Ann Pettifor

Another financial brick in the wall… letter to the Guardian

20th September, 2008

I am up ready to listen to the Presidential debate, so thought I would share my letter to the Guardian today.  But first, may I beg readers’ tolerance for mixing too many metaphors…

Dear Sir,  Robert Reich calls for “new regulations related to disclosure” (The £700bn question, September 26). This suggestion proposes closing the door fully 30 years after the herd of Wall Street bulls has escaped. And it would do no good, for the real point is this: Wall Street and the City – ie the whole of the finance sector – cannot disclose what it does not know. And regulators – central bankers and politicians – cannot regulate the unknown.

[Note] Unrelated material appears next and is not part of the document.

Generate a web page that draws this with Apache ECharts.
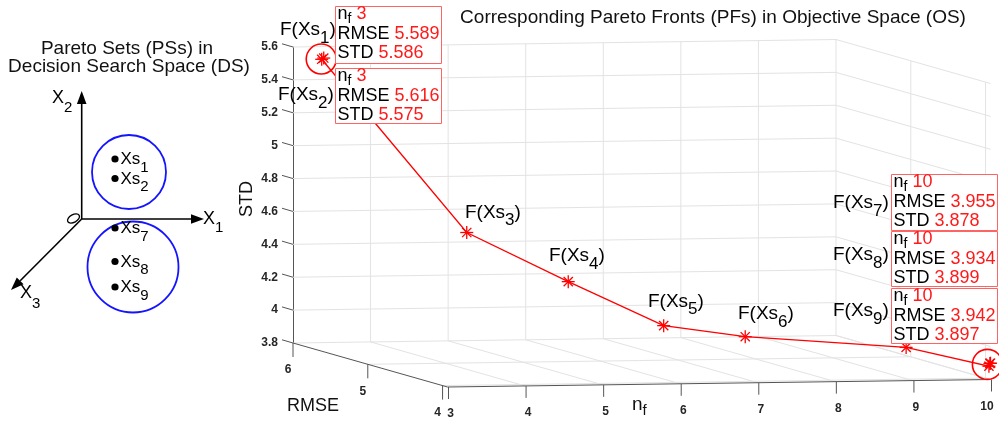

We are in this mess because regulators allowed investment banks to use sound financial products – solid bricks-and-mortar mortgages, credit-card loans and loans to the productive sector – to create a tottering tower of artificial products, far removed from the reliable income streams generated by those good people and businesses paying their mortgages, loans and credit-card bills. This tower of financial products, now teetering above a shaky housing market, is known as “unfunded”. A straightforward mortgage is funded – at least until default. These fancy liabilities are not – yet our regulators, including the Bank of England, tolerated their creation.

At the end of 2007, the US Federal Reserve estimated financial sector debt at 110% of US GDP, or $15.4tn. It was 63% just 10 years ago. The trouble is we can’t be sure of this number, as much of this debt, or these liabilities, are either fraudulently hidden, or else buried in incomprehensibly complex computer models. That is why there is no trust in this business.

US regulators and politicians are now trying to insert a brick of $700bn into a tottering tower of at least $15.4tn. A Sisyphean task if ever there was one.